#### [STATED GOAL]
Copy out every line in the entries below that includes "produces".

#### [DATASET EXTRACT]
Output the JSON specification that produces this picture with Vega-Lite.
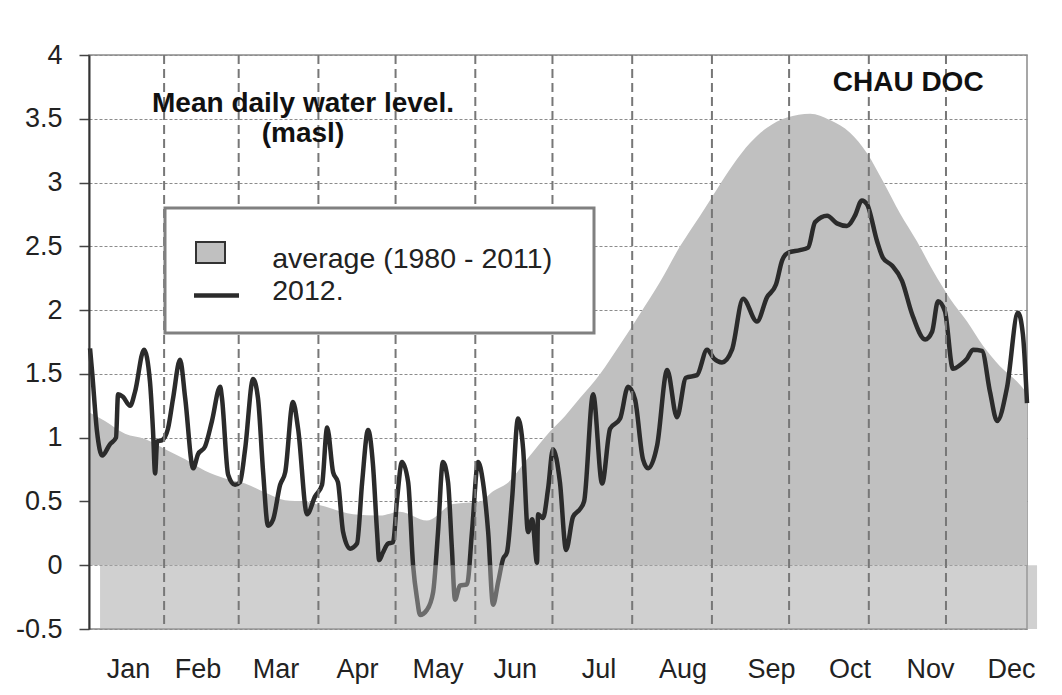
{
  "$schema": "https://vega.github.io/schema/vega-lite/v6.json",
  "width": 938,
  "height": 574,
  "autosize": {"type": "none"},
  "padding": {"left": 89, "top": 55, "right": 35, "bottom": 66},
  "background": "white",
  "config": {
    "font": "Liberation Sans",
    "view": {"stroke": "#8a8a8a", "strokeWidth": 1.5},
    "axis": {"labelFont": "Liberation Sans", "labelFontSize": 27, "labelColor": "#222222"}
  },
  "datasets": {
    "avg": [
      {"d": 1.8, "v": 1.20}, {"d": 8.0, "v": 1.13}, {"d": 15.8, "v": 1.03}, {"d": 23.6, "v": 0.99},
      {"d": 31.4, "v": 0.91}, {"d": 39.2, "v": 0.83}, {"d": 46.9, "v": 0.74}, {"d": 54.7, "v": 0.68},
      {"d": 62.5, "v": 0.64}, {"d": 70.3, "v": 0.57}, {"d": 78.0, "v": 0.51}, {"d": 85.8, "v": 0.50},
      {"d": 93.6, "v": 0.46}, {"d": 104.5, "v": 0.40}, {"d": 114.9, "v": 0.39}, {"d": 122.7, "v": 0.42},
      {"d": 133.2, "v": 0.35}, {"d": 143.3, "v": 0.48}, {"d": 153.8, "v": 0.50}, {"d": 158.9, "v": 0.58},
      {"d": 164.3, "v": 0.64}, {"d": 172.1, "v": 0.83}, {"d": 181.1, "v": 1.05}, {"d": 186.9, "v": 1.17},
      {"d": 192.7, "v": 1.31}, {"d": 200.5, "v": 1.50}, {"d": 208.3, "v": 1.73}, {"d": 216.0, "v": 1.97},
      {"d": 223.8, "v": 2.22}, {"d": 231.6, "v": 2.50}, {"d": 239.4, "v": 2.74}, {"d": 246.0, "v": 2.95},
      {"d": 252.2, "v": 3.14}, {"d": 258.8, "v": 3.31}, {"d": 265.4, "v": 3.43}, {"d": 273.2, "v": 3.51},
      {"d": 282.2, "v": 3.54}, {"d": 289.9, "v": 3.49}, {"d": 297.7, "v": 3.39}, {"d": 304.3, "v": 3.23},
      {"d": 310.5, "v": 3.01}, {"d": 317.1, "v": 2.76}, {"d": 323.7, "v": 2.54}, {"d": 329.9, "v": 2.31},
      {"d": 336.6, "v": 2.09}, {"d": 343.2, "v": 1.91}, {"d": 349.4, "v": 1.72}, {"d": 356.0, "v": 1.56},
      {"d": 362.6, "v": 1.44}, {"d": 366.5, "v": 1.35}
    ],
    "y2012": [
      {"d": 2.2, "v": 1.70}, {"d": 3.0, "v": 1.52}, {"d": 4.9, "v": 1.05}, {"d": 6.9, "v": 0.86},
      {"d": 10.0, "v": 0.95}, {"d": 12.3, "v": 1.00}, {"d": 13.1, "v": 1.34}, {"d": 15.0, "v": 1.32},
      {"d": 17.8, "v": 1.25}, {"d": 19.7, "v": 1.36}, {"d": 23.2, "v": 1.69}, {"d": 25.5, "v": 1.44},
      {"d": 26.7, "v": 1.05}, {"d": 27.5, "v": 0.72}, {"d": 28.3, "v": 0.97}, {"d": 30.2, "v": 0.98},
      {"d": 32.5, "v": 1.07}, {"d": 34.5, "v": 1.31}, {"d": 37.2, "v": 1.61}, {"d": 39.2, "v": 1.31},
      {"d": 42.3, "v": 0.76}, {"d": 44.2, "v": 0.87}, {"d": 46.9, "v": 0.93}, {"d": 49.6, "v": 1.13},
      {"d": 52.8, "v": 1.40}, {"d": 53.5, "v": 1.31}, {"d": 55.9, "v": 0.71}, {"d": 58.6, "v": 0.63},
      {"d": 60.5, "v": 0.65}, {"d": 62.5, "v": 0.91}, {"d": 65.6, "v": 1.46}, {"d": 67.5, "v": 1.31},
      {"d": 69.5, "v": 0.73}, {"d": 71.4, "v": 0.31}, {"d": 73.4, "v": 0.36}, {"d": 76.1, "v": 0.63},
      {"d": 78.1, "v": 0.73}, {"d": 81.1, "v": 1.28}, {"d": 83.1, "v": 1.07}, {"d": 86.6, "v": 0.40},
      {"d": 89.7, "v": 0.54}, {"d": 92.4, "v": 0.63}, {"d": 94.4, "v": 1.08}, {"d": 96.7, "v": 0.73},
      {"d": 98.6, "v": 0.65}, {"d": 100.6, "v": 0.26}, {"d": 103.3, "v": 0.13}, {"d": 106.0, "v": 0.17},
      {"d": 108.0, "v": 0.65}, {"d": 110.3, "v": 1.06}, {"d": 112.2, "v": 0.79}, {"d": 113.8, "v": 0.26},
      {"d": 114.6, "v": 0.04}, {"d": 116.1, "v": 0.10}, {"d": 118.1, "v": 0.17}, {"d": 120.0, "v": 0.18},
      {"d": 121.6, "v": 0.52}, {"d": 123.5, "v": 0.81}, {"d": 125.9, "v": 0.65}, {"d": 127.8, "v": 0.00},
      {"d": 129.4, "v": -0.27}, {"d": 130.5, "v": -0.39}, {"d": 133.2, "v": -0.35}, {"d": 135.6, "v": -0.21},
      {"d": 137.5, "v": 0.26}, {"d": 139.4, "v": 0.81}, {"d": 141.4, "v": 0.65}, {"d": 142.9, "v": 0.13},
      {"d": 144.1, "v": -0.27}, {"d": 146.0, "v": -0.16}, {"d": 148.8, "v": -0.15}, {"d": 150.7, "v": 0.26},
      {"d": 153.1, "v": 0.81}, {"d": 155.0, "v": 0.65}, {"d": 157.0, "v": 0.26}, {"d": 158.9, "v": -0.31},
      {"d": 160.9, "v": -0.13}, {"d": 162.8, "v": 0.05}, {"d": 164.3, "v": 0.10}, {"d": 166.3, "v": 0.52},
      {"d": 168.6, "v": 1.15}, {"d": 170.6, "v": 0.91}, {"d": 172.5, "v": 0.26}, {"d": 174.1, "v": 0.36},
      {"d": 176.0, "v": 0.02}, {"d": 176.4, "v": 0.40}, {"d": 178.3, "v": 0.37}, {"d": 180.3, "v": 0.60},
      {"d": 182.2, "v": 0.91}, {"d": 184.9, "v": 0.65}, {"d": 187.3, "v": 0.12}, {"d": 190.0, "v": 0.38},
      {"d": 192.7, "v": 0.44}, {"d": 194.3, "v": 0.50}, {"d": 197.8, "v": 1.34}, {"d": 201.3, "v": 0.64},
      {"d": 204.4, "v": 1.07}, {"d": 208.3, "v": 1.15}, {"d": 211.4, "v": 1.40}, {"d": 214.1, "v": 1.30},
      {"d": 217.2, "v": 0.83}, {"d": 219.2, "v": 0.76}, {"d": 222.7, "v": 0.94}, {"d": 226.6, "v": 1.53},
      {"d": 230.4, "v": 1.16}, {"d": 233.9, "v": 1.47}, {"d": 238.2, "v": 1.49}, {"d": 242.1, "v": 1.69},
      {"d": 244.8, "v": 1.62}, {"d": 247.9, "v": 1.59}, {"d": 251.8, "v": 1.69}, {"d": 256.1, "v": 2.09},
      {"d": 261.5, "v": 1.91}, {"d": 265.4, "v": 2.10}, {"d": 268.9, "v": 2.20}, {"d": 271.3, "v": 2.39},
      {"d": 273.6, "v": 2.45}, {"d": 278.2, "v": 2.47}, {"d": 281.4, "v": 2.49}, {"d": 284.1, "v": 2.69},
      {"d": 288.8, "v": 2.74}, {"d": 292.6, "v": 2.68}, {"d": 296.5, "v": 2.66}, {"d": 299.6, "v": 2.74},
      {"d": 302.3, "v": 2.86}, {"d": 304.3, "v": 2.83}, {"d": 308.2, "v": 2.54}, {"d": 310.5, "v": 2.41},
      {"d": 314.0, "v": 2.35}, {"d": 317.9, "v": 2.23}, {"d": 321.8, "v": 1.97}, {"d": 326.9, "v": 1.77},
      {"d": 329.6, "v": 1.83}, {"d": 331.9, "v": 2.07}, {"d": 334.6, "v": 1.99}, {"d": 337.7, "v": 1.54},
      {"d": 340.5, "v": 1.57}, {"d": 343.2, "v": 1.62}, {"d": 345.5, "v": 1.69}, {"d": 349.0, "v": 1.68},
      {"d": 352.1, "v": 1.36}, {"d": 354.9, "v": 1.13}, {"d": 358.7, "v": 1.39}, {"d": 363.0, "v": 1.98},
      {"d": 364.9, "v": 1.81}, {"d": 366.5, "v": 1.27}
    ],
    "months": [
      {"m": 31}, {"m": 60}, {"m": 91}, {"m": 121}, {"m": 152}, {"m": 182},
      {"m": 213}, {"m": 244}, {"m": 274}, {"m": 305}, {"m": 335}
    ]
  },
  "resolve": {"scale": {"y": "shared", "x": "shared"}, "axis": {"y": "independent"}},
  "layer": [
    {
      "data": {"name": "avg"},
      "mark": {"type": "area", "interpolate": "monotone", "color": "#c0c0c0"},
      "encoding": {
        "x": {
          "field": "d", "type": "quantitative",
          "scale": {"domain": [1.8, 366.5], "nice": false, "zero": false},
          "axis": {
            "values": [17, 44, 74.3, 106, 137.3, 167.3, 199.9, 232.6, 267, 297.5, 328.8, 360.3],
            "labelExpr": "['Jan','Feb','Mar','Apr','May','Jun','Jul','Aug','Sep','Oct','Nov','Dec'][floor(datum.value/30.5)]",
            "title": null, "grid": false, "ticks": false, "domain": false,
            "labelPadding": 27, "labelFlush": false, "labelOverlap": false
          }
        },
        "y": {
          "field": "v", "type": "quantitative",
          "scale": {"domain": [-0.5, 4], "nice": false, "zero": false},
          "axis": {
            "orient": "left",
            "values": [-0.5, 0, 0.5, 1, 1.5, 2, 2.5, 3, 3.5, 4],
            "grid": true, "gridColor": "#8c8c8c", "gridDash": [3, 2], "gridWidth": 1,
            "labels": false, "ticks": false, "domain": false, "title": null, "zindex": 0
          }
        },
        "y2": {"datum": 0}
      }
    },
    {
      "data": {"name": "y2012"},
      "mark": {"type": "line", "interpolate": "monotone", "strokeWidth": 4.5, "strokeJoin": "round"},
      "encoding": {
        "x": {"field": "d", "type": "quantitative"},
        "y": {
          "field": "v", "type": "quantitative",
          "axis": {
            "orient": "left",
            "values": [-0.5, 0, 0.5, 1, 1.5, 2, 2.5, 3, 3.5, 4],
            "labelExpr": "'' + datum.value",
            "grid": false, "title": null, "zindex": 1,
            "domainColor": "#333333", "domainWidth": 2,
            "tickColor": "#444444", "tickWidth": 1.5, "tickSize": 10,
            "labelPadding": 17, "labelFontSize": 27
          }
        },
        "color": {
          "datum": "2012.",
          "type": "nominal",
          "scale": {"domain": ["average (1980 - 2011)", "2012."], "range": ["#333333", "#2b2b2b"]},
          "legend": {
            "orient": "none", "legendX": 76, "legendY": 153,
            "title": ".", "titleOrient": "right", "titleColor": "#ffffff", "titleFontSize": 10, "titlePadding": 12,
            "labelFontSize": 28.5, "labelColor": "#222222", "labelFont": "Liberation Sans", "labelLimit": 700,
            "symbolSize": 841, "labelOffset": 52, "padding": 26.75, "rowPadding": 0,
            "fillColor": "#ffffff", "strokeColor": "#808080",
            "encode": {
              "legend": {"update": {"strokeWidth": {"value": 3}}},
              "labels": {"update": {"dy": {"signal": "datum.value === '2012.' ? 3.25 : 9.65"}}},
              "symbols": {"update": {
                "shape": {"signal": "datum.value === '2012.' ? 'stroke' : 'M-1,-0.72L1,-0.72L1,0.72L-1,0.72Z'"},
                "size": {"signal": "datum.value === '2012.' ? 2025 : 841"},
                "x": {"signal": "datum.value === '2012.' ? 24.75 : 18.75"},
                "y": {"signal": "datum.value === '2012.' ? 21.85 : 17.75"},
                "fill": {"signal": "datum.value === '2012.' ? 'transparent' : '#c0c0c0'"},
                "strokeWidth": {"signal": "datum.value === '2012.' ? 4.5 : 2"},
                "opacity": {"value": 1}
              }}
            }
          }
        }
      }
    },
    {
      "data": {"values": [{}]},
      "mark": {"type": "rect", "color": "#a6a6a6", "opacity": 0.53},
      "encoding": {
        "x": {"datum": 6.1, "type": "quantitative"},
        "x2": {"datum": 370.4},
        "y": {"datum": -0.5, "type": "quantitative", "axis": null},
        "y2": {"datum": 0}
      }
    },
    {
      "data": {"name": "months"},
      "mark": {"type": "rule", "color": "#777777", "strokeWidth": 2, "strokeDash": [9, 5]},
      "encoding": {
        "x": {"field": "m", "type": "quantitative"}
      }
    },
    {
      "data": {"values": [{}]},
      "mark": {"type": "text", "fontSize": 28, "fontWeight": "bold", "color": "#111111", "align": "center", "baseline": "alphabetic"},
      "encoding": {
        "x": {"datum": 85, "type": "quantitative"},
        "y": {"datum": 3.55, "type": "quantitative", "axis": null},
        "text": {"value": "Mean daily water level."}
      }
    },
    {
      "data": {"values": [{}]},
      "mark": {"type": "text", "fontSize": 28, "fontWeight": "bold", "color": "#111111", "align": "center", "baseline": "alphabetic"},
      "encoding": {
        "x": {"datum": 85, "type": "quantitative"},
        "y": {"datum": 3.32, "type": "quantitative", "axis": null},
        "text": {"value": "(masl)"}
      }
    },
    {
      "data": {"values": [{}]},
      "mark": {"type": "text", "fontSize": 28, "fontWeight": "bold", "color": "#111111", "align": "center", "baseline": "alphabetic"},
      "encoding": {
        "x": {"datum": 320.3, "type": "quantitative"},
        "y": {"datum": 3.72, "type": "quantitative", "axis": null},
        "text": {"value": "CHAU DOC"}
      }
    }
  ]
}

==

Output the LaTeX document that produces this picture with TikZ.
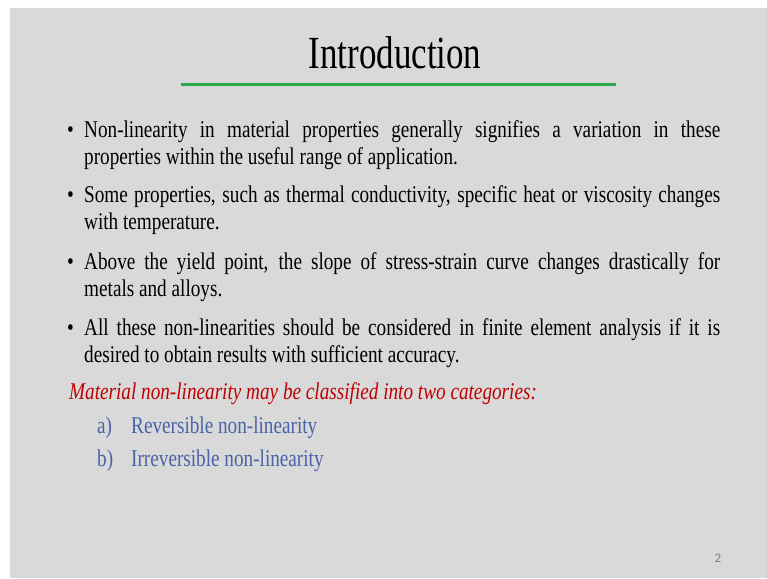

#### [ANSWER TO THE EXERCISE]
Output the JSON specification that produces this picture with Vega-Lite.
Output the LaTeX document that produces this picture with TikZ.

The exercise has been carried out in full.